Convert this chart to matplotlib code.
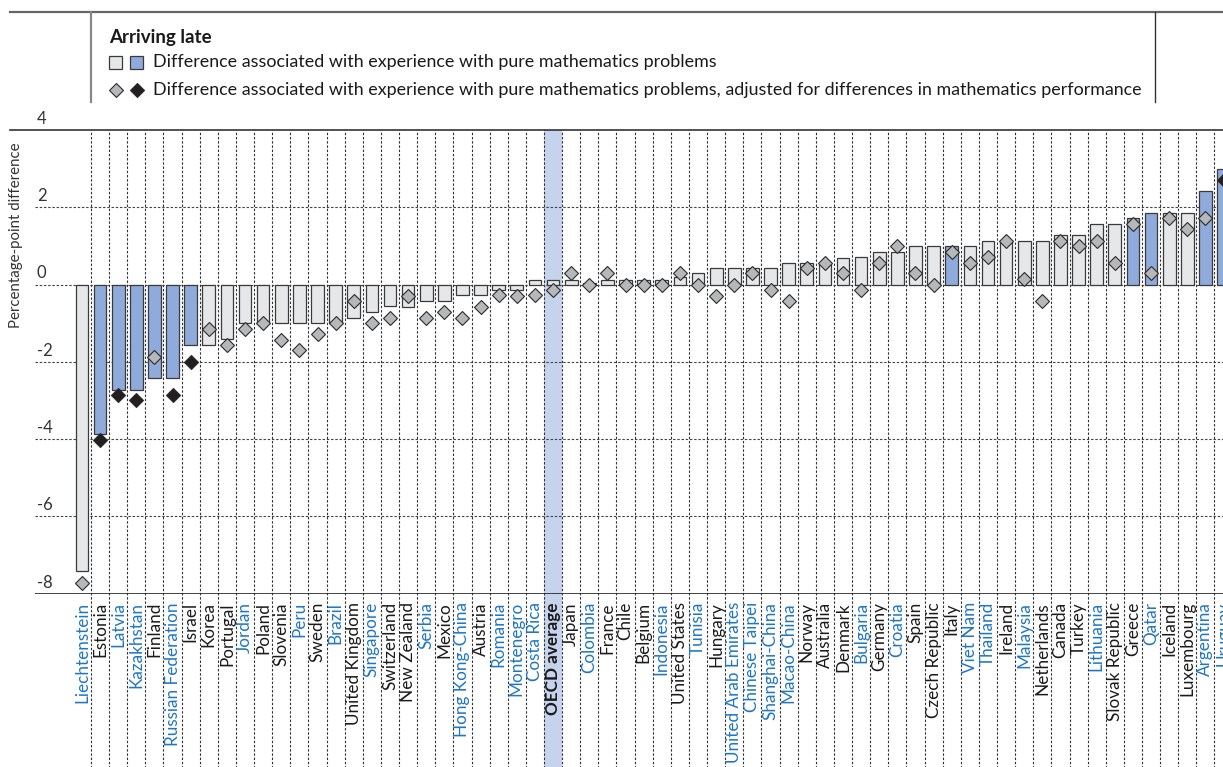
import matplotlib
matplotlib.use("Agg")
import matplotlib.pyplot as plt
from matplotlib.transforms import blended_transform_factory
from matplotlib.lines import Line2D
from matplotlib.patches import Rectangle

plt.rcParams["font.family"] = ["Lato", "DejaVu Sans"]

countries = [
    "Liechtenstein", "Estonia", "Latvia", "Kazakhstan", "Finland", "Russian Federation",
    "Israel", "Korea", "Portugal", "Jordan", "Poland", "Slovenia", "Peru", "Sweden",
    "Brazil", "United Kingdom", "Singapore", "Switzerland", "New Zealand", "Serbia",
    "Mexico", "Hong Kong-China", "Austria", "Romania", "Montenegro", "Costa Rica",
    "OECD average", "Japan", "Colombia", "France", "Chile", "Belgium", "Indonesia",
    "United States", "Tunisia", "Hungary", "United Arab Emirates", "Chinese Taipei",
    "Shanghai-China", "Macao-China", "Norway", "Australia", "Denmark", "Bulgaria",
    "Germany", "Croatia", "Spain", "Czech Republic", "Italy", "Viet Nam", "Thailand",
    "Ireland", "Malaysia", "Netherlands", "Canada", "Turkey", "Lithuania",
    "Slovak Republic", "Greece", "Qatar", "Iceland", "Luxembourg", "Argentina", "Uruguay",
]

# difference associated with experience with pure mathematics problems
diff = [
    -7.42, -3.86, -2.72, -2.72, -2.41, -2.41, -1.57, -1.57, -1.42, -0.99, -0.99, -0.99,
    -0.99, -0.99, -0.99, -0.86, -0.70, -0.56, -0.57, -0.43, -0.43, -0.28, -0.28, -0.14,
    -0.14, 0.13, 0.13, 0.13, 0.05, 0.13, 0.13, 0.13, 0.13, 0.20, 0.29, 0.42, 0.42, 0.42,
    0.42, 0.57, 0.57, 0.57, 0.70, 0.71, 0.85, 0.85, 1.0, 1.0, 1.0, 1.0, 1.14, 1.14,
    1.14, 1.14, 1.28, 1.28, 1.57, 1.57, 1.72, 1.86, 1.86, 1.86, 2.42, 2.99,
]

# same, adjusted for differences in mathematics performance
adjusted = [
    -7.72, -4.01, -2.86, -2.99, -1.87, -2.86, -2.0, -1.15, -1.57, -1.14, -1.0, -1.44,
    -1.70, -1.28, -0.99, -0.42, -0.99, -0.86, -0.29, -0.87, -0.71, -0.87, -0.57, -0.28,
    -0.29, -0.28, -0.14, 0.29, 0.0, 0.29, 0.0, 0.0, 0.0, 0.29, 0.0, -0.29, 0.0, 0.29,
    -0.14, -0.43, 0.42, 0.57, 0.29, -0.14, 0.57, 1.0, 0.29, 0.0, 0.85, 0.57, 0.72, 1.14,
    0.14, -0.43, 1.14, 1.0, 1.14, 0.57, 1.57, 0.29, 1.72, 1.43, 1.72, 2.71,
]

bar_significant = {"Estonia", "Latvia", "Kazakhstan", "Finland", "Russian Federation",
                   "Israel", "Italy", "Greece", "Qatar", "Argentina", "Uruguay"}
adj_significant = {"Estonia", "Latvia", "Kazakhstan", "Russian Federation", "Israel",
                   "Uruguay"}
partners = {"Liechtenstein", "Latvia", "Kazakhstan", "Russian Federation", "Jordan", "Peru",
            "Brazil", "Singapore", "Serbia", "Hong Kong-China", "Romania", "Montenegro",
            "Costa Rica", "Colombia", "Indonesia", "Tunisia", "United Arab Emirates",
            "Chinese Taipei", "Shanghai-China", "Macao-China", "Bulgaria", "Croatia",
            "Viet Nam", "Thailand", "Malaysia", "Lithuania", "Qatar", "Argentina", "Uruguay"}

yticks = [4, 2, 0, -2, -4, -6, -8]

GREY_BAR = "#e6e7e8"
BLUE_BAR = "#8fabdb"
GREY_DIA = "#b6b7b9"
BLACK_DIA = "#231f20"
BLUE_TXT = "#1f76c2"
DASH = (0, (2.2, 1.6))

W, H = 1223, 767
fig = plt.figure(figsize=(W / 100, H / 100), dpi=100)
ax_left, ax_right, ax_top, ax_bot = 35, 1223, 130, 593.7
ax = fig.add_axes([ax_left / W, 1 - ax_bot / H, (ax_right - ax_left) / W, (ax_bot - ax_top) / H])
ax.set_xlim(-2.59, 62.97)
ax.set_ylim(-8, 4)
ax.axis("off")

x = list(range(len(countries)))
below = -(H - ax_bot) / (ax_bot - ax_top) - 0.01
trans = blended_transform_factory(ax.transData, ax.transAxes)

# OECD average highlight, runs through the label area
i_oecd = countries.index("OECD average")
ax.add_patch(Rectangle((i_oecd - 0.5, below), 1, 1 - below, transform=trans,
                       facecolor="#c6d3ec", edgecolor="none", clip_on=False, zorder=0))

# vertical separators
for i in range(len(countries) - 1):
    ax.plot([i + 0.5, i + 0.5], [below, 1], transform=trans, color="#333333",
            lw=0.8, ls=DASH, clip_on=False, zorder=1)

# horizontal grid
for v in yticks[1:-1]:
    ax.axhline(v, color="#444444", lw=0.8, ls=DASH, zorder=1)
ax.axhline(-8, color="#222222", lw=1.2, zorder=3)
fig.add_artist(Line2D([10 / W, 1], [1 - ax_top / H] * 2, color="#333333", lw=1.2))

ytrans = blended_transform_factory(ax.transAxes, ax.transData)
for v in yticks:
    ax.text(0.0015, v + 0.08, str(v), transform=ytrans,
            ha="left", va="bottom", fontsize=12, color="#333333")

bar_colors = [BLUE_BAR if c in bar_significant else GREY_BAR for c in countries]
ax.bar(x, diff, width=0.7, color=bar_colors, edgecolor="#3a3a3a", linewidth=0.9, zorder=2)

for i, c in enumerate(countries):
    fc = BLACK_DIA if c in adj_significant else GREY_DIA
    ax.plot(i, adjusted[i], marker="D", ms=7.2, mfc=fc, mec="#2a2a2a", mew=0.8,
            ls="none", zorder=4, clip_on=False)

for i, c in enumerate(countries):
    color = BLUE_TXT if c in partners else "#1a1a1a"
    weight = "bold" if c == "OECD average" else "normal"
    ax.text(i, -0.018, c, transform=trans, rotation=90, ha="center", va="top",
            fontsize=12.3, color=color, fontweight=weight, clip_on=False)

fig.text(16 / W, 1 - 235 / H, "Percentage-point difference", rotation=90,
         ha="center", va="center", fontsize=10.8, color="#333333")

# legend box
fig.add_artist(Line2D([10 / W, 1], [1 - 12 / H] * 2, color="#666666", lw=1.6))
fig.add_artist(Line2D([91 / W] * 2, [1 - 12 / H, 1 - 102 / H], color="#888888", lw=1.6))
fig.add_artist(Line2D([1155 / W] * 2, [1 - 12 / H, 1 - 102 / H], color="#333333", lw=1.0))
fig.text(109 / W, 1 - 37 / H, "Arriving late", fontsize=13.5, fontweight="bold",
         ha="left", va="center", color="#1a1a1a")
for px, fc in [(115.5, GREY_BAR), (136.5, BLUE_BAR)]:
    fig.add_artist(Rectangle(((px - 6.5) / W, 1 - 69 / H), 13 / W, 13 / H,
                             facecolor=fc, edgecolor="#3a3a3a", lw=0.9))
for px, fc in [(115.5, GREY_DIA), (136.5, BLACK_DIA)]:
    fig.add_artist(Line2D([px / W], [1 - 90 / H], marker="D", ms=7.2, mfc=fc,
                          mec="#2a2a2a", mew=0.8, ls="none"))
fig.text(153 / W, 1 - 62 / H, "Difference associated with experience with pure mathematics problems",
         fontsize=12.85, ha="left", va="center", color="#1a1a1a")
fig.text(153 / W, 1 - 90 / H,
         "Difference associated with experience with pure mathematics problems, "
         "adjusted for differences in mathematics performance",
         fontsize=12.85, ha="left", va="center", color="#1a1a1a")

fig.savefig("out.png", dpi=100)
+---+
▶ TASK TO CARRY OUT
Print the data above verbatim from the first line through the line holding "from matplotlib.patches import Rectangle", leaving every picture out.

▶ CORRECT ANSWER
Convert this chart to matplotlib code.
import matplotlib
matplotlib.use("Agg")
import matplotlib.pyplot as plt
from matplotlib.transforms import blended_transform_factory
from matplotlib.lines import Line2D
from matplotlib.patches import Rectangle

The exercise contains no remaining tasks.